Mr Cash, a career buyer and seller of horses and his fellow equine experts say that Ireland is facing a serious horse crisis.
"Horses are being abandoned across the country," said Barbara Bent, chairman of the Irish Society for the Prevention of Cruelty to Animals (ISPCA).
"Before the crisis, people were prepared to look after old or poorly-bred animals. Now they are just being dumped in woodlands in the middle of the night. It's a huge problem – and no one is prepared to take responsibility."
"People bought horses as status symbols. Builders, plumbers, postmen would make a fortune, move out of the cities, buy a house in the country, and take on a few horses. "But now, that's unrealistic. People are stuck with huge mortgages and no job.
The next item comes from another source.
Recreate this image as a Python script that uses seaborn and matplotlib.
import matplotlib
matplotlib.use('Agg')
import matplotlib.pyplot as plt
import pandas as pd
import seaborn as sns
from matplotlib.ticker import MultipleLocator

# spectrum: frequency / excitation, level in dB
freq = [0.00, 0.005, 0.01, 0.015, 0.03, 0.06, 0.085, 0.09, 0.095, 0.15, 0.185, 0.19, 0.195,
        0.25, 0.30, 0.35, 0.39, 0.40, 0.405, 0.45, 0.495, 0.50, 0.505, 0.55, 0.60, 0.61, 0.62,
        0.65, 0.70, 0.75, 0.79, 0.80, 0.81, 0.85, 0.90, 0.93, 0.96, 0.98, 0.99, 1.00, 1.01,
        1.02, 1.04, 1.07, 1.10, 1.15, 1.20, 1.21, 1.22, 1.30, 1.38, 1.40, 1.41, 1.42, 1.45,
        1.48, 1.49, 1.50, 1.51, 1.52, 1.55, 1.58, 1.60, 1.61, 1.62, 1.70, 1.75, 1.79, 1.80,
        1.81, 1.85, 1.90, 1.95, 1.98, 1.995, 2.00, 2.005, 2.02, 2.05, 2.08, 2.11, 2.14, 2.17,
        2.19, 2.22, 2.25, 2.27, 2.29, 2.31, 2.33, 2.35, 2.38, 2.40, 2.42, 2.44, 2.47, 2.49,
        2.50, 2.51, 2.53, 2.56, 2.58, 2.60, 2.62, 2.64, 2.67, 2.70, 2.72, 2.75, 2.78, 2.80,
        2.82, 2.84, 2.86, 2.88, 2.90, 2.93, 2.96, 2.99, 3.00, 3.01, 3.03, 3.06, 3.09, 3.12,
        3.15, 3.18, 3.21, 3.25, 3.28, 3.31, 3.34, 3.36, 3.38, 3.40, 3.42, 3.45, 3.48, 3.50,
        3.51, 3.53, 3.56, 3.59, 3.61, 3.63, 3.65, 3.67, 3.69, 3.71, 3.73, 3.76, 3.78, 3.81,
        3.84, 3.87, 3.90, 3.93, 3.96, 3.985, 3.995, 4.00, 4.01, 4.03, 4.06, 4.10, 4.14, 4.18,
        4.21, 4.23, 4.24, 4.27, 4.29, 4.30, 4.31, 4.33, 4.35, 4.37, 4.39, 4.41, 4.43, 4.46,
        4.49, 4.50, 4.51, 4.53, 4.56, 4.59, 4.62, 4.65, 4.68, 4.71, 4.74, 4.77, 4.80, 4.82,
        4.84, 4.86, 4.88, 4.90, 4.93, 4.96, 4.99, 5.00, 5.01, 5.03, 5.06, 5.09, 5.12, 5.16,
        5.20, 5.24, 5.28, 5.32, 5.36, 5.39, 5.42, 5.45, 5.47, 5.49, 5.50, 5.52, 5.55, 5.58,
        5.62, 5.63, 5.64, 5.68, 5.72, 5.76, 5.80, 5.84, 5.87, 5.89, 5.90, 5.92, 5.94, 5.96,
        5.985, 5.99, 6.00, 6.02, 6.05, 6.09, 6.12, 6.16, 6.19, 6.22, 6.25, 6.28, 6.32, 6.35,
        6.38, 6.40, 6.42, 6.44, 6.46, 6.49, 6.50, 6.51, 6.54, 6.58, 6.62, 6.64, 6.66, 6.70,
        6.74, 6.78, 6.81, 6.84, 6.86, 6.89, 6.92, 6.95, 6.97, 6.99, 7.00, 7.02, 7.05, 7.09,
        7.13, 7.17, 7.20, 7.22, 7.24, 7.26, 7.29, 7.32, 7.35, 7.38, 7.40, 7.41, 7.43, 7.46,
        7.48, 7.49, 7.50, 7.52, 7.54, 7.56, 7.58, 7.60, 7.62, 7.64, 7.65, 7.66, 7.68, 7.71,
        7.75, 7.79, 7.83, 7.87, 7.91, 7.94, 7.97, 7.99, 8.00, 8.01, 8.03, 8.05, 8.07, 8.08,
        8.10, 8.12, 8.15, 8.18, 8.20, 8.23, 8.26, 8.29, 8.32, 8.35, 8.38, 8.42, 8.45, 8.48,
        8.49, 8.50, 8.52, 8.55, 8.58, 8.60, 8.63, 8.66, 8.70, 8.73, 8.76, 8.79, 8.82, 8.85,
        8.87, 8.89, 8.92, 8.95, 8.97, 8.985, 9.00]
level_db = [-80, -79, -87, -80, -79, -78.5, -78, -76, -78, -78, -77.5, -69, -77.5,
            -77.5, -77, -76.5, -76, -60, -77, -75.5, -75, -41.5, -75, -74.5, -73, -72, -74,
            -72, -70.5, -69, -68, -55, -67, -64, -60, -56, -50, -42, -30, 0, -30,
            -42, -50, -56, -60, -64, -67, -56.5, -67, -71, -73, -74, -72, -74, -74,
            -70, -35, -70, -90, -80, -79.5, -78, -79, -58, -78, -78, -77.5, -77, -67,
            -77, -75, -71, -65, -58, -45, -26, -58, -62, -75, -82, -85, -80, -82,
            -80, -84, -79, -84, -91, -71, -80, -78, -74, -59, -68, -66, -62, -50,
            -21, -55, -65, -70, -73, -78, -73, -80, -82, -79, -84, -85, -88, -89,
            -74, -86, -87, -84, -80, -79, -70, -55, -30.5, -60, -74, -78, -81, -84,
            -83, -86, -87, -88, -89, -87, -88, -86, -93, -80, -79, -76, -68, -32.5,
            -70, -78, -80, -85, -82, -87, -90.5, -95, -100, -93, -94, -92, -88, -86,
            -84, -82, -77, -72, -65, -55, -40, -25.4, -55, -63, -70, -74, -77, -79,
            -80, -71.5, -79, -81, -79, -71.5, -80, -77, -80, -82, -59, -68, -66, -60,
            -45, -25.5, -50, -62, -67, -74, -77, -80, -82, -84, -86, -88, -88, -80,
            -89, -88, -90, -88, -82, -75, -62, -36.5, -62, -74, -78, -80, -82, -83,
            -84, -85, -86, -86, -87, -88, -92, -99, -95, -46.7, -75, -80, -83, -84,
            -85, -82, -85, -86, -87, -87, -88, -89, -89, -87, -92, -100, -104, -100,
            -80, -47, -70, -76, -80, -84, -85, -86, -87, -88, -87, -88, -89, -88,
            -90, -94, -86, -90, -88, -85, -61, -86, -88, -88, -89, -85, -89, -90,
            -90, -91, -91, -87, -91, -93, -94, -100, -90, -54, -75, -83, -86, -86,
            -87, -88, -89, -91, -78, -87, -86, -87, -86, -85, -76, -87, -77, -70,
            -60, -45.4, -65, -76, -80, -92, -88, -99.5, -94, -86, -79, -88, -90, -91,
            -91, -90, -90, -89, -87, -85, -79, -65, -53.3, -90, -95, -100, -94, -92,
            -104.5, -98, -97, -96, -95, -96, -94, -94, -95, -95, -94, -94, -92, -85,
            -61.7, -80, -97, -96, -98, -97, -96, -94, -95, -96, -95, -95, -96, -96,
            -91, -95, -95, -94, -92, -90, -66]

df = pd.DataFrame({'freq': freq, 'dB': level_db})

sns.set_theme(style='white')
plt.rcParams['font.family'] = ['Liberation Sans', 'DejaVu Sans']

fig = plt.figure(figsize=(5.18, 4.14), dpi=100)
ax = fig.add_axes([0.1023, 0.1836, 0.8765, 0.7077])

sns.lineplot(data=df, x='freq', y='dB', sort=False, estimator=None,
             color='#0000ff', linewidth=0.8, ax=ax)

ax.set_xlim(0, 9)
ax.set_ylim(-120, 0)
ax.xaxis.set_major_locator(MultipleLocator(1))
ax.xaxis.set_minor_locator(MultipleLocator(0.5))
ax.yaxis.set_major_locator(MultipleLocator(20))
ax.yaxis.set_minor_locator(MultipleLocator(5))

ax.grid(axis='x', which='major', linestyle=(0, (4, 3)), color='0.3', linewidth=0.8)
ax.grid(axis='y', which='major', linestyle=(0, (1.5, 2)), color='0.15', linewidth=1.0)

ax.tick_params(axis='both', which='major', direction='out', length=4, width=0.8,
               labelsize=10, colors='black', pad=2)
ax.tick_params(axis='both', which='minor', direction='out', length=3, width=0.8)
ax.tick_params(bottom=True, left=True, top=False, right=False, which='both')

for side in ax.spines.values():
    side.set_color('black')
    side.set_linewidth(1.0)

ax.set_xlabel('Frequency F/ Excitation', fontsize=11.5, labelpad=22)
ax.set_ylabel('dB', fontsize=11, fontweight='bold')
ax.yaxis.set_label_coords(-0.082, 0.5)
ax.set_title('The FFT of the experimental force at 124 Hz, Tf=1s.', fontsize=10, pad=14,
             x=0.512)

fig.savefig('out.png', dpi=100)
What will happen when the summer grasses die off and feeding becomes expensive?"
Keeping a horse has now become a luxury which far fewer in Ireland can now afford. With feeding, farriers' bills, shelter, grazing and vets' visits to pay for, the cost for keeping one animal can easily run into several hundred euros a month.
To shoe a horse will cost €50 (£41.50) every six to eight weeks; the price of a large bale of hay has now risen to €35 (29); grazing may have to be rented; and there are dental checks, regular worming, vaccinations and tack to pay for.
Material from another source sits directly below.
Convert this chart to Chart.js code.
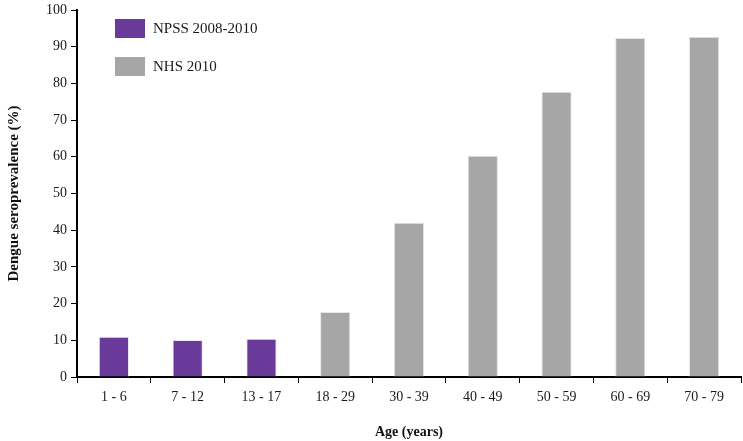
<!DOCTYPE html>
<html><head><meta charset="utf-8">
<script src="https://cdn.jsdelivr.net/npm/chart.js@4"></script>
<style>html,body{margin:0;padding:0;background:#fff}#wrap{width:743px;height:441px}</style>
</head><body><div id="wrap"><canvas id="c"></canvas></div>
<script>
const categories = ["1 - 6","7 - 12","13 - 17","18 - 29","30 - 39","40 - 49","50 - 59","60 - 69","70 - 79"];
const npssValues = [11.0, 10.1, 10.4, null, null, null, null, null, null];
const nhsValues = [null, null, null, 17.7, 42.0, 60.3, 77.7, 92.4, 92.7];
const seriesLabels = ["NPSS 2008-2010", "NHS 2010"];
const seriesColors = ["#6a3a9a", "#a6a6a6"];
const yTicks = [0,10,20,30,40,50,60,70,80,90,100];

const FONT = "'Liberation Serif', 'Times New Roman', serif";

const legendPlugin = {
  id: 'customLegend',
  afterDraw(chart) {
    const ctx = chart.ctx;
    const area = chart.chartArea;
    ctx.save();
    chart.data.datasets.forEach((ds, i) => {
      const x = area.left + 38;
      const y = area.top + 9 + i * 38;
      ctx.fillStyle = ds.backgroundColor;
      ctx.fillRect(x, y, 30, 19);
      ctx.fillStyle = '#1a1a1a';
      ctx.font = "15px " + FONT;
      ctx.textBaseline = 'middle';
      ctx.textAlign = 'left';
      ctx.fillText(ds.label, x + 38, y + 10);
    });
    ctx.restore();
  }
};

new Chart(document.getElementById('c'), {
  type: 'bar',
  data: {
    labels: categories,
    datasets: [
      { label: seriesLabels[0], data: npssValues, backgroundColor: seriesColors[0], borderColor: '#ece6f2', borderWidth: 1, barPercentage: 0.41, categoryPercentage: 1.0 },
      { label: seriesLabels[1], data: nhsValues, backgroundColor: seriesColors[1], borderColor: '#e6e6e6', borderWidth: 1, barPercentage: 0.41, categoryPercentage: 1.0 }
    ]
  },
  options: {
    responsive: true,
    maintainAspectRatio: false,
    animation: false,
    layout: { padding: { left: 5, right: 2, top: 10, bottom: 0 } },
    plugins: { legend: { display: false }, tooltip: { enabled: false } },
    scales: {
      x: {
        stacked: true,
        grid: { offset: true, drawOnChartArea: false, color: '#000', tickLength: 6, tickColor: '#000' },
        border: { color: '#000', width: 2 },
        ticks: { color: '#1a1a1a', font: { family: FONT, size: 14 }, padding: 6, maxRotation: 0 },
        title: { display: true, text: 'Age (years)', color: '#111', font: { family: FONT, size: 14, weight: 'bold' }, padding: { top: 14, bottom: 0 } },
        afterFit(s) { s.height = 64; }
      },
      y: {
        stacked: true,
        min: 0, max: 100,
        afterBuildTicks(s) { s.ticks = yTicks.map(v => ({ value: v })); },
        grid: { drawOnChartArea: false, color: '#000', tickLength: 6, tickColor: '#000' },
        border: { color: '#000', width: 2 },
        ticks: { color: '#1a1a1a', font: { family: FONT, size: 14 }, padding: 4 },
        title: { display: true, text: 'Dengue seroprevalence (%)', color: '#111', font: { family: FONT, size: 15, weight: 'bold' }, padding: { top: 0, bottom: 4 } },
        afterFit(s) { s.width = 72; s.paddingTop = 0; s.paddingBottom = 0; }
      }
    }
  },
  plugins: [legendPlugin]
});
</script>
</body></html>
And this against Ireland's bleak economic backdrop: in June, unemployment reached a 16-year high of almost 14 per cent, while the government is cutting spending sharply to control its runaway budget deficit.
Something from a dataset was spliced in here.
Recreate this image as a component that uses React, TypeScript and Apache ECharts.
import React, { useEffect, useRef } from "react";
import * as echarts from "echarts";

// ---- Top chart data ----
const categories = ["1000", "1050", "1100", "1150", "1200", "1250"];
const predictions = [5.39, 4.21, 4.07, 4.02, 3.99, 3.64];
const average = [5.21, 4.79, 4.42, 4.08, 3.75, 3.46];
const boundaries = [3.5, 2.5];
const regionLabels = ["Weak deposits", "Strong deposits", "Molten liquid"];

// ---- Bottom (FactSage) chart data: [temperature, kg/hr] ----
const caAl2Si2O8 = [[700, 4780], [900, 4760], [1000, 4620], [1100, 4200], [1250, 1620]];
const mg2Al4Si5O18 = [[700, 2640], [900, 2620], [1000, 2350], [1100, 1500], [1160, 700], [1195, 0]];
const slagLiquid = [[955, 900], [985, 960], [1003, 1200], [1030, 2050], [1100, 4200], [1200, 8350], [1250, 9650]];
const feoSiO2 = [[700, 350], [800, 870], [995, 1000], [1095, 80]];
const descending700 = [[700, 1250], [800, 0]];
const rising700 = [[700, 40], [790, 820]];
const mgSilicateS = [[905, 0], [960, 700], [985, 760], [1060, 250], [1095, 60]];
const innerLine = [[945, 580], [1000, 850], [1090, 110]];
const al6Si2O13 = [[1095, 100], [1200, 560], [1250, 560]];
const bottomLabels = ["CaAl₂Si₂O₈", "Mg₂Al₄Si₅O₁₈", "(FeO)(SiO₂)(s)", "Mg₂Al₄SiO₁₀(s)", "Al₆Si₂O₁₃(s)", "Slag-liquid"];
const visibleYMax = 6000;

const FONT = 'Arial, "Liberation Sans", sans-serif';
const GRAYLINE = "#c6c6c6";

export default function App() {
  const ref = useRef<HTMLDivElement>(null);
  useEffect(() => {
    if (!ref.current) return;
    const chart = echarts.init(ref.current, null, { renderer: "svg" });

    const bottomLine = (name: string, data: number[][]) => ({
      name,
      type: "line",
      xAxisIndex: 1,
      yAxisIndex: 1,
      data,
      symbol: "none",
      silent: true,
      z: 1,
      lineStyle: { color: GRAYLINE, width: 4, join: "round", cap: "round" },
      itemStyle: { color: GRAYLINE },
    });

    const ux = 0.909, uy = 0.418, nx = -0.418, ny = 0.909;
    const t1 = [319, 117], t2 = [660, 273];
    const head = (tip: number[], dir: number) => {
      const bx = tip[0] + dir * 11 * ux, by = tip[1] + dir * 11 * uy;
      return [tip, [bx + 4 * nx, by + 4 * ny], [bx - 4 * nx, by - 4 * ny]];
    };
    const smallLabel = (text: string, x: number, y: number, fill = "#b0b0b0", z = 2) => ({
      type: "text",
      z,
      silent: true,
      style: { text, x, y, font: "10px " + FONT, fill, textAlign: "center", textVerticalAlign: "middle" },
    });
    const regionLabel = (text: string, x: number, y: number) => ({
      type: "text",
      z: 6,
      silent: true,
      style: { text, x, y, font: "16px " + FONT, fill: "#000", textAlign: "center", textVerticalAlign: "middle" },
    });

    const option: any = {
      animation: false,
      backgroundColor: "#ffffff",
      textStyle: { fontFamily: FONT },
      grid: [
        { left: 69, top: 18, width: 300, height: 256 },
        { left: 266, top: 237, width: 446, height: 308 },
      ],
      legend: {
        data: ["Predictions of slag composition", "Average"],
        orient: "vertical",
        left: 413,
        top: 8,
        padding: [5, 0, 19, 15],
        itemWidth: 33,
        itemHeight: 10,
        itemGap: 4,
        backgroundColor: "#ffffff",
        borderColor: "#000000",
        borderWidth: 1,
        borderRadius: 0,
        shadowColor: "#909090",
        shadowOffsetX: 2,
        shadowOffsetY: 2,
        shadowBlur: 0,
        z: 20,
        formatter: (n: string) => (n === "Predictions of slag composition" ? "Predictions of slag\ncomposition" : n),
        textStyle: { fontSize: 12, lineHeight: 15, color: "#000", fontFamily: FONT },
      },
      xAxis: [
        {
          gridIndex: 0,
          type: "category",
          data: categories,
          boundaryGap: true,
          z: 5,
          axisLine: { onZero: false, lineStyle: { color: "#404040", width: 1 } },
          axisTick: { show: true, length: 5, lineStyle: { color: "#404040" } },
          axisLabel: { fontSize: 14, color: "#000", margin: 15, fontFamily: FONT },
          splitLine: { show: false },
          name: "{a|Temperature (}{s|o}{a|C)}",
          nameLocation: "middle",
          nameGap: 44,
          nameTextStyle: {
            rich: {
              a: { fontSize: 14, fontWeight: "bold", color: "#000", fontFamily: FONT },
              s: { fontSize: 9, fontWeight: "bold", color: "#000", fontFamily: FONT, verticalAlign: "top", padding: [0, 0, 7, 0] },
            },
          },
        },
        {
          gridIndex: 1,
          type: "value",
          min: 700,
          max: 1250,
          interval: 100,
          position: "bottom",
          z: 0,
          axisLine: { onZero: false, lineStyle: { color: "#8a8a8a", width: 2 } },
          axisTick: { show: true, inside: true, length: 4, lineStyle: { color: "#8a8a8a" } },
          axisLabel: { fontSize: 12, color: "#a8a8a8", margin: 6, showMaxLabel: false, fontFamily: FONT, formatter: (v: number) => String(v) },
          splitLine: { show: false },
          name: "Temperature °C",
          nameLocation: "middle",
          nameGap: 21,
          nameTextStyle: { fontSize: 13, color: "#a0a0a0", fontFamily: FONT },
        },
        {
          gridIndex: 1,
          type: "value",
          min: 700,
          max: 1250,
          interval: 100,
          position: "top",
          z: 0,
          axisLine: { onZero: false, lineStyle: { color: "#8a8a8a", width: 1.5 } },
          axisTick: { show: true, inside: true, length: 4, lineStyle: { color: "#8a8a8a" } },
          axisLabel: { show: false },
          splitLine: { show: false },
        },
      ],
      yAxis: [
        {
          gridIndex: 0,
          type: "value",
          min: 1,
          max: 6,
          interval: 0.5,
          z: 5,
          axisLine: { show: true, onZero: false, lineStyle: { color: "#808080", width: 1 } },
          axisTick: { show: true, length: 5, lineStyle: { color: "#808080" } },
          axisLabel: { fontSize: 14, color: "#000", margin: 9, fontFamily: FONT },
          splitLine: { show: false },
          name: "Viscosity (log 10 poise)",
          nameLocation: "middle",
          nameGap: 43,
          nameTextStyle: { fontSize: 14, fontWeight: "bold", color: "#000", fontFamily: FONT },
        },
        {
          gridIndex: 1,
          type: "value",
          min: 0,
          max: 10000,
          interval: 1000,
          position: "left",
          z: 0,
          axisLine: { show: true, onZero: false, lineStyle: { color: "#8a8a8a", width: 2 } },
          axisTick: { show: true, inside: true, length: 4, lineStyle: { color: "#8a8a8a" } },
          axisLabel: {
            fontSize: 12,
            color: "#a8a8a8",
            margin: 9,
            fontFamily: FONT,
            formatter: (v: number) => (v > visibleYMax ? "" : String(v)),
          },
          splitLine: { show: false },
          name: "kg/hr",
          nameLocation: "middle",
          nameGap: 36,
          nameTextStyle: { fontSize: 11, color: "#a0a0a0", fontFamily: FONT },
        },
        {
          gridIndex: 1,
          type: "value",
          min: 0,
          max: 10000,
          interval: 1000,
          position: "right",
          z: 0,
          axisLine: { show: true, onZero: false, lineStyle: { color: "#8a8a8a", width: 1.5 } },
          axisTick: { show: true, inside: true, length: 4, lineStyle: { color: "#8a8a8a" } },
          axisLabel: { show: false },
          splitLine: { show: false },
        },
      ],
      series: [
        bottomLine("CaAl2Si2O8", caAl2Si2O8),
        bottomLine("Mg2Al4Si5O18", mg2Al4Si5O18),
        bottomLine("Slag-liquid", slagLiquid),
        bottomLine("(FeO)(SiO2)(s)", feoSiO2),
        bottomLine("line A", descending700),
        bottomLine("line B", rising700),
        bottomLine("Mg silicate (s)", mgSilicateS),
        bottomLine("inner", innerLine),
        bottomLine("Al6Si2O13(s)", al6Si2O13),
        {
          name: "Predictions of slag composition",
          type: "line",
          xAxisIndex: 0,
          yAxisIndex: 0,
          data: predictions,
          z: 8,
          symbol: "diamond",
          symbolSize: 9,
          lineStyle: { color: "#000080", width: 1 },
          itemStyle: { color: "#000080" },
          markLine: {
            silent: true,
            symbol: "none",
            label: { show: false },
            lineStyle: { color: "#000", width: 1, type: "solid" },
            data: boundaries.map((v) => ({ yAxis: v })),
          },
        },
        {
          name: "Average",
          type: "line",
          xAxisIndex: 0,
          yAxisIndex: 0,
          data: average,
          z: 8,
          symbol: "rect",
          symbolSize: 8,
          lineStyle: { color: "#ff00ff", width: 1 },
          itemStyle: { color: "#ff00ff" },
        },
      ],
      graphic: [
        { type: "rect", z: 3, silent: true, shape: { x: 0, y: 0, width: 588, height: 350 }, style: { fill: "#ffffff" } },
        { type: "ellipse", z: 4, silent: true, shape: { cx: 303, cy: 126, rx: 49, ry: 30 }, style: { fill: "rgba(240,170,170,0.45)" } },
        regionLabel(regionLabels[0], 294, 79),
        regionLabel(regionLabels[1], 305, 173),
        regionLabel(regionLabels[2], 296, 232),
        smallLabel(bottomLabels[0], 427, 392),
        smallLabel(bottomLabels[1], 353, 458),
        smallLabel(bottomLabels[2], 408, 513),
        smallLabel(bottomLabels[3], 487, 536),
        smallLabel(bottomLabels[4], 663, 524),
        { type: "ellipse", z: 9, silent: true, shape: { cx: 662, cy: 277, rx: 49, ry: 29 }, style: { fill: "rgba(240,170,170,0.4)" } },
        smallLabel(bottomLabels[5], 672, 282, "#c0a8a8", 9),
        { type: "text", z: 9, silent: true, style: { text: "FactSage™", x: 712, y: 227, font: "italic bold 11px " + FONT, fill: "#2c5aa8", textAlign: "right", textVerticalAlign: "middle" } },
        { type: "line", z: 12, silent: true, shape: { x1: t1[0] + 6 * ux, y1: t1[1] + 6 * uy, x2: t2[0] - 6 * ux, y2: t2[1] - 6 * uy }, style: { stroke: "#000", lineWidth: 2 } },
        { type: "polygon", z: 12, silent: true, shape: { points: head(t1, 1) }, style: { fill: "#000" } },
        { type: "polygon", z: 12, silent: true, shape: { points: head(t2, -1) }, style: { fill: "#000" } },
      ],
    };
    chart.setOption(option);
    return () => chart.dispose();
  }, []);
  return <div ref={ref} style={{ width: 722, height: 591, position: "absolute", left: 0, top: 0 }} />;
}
All this and a surfeit of animals means an uncertain future for many horses.
"Our rescue centres are chock-a-block full," said Sharon Newsome, co-founder of the Irish Horse Welfare Trust. "We are used to being pushed in the lean winter months, but have never, ever operated at full capacity over the summer. Our re-homing is down, and we don't know what we will do."
"My father used to breed them, but that was when they were worth something," she said. "It's much harder now. Farmers won't give you land to graze them on. Many are turned out on common land and left to die. It's really sad."
Mrs Doran, whose own horses are not in bad condition, knows she will have to sell many before the winter comes.
But that may not be easy. Mr Cash, the dealer, said that at the recent Kerry Horse Sales just nine of the 150 horses listed for auction were sold.
"We need to go back to producing and breeding quality horses," he said. "Good horses still sell. But there are too many poor ones with no hope."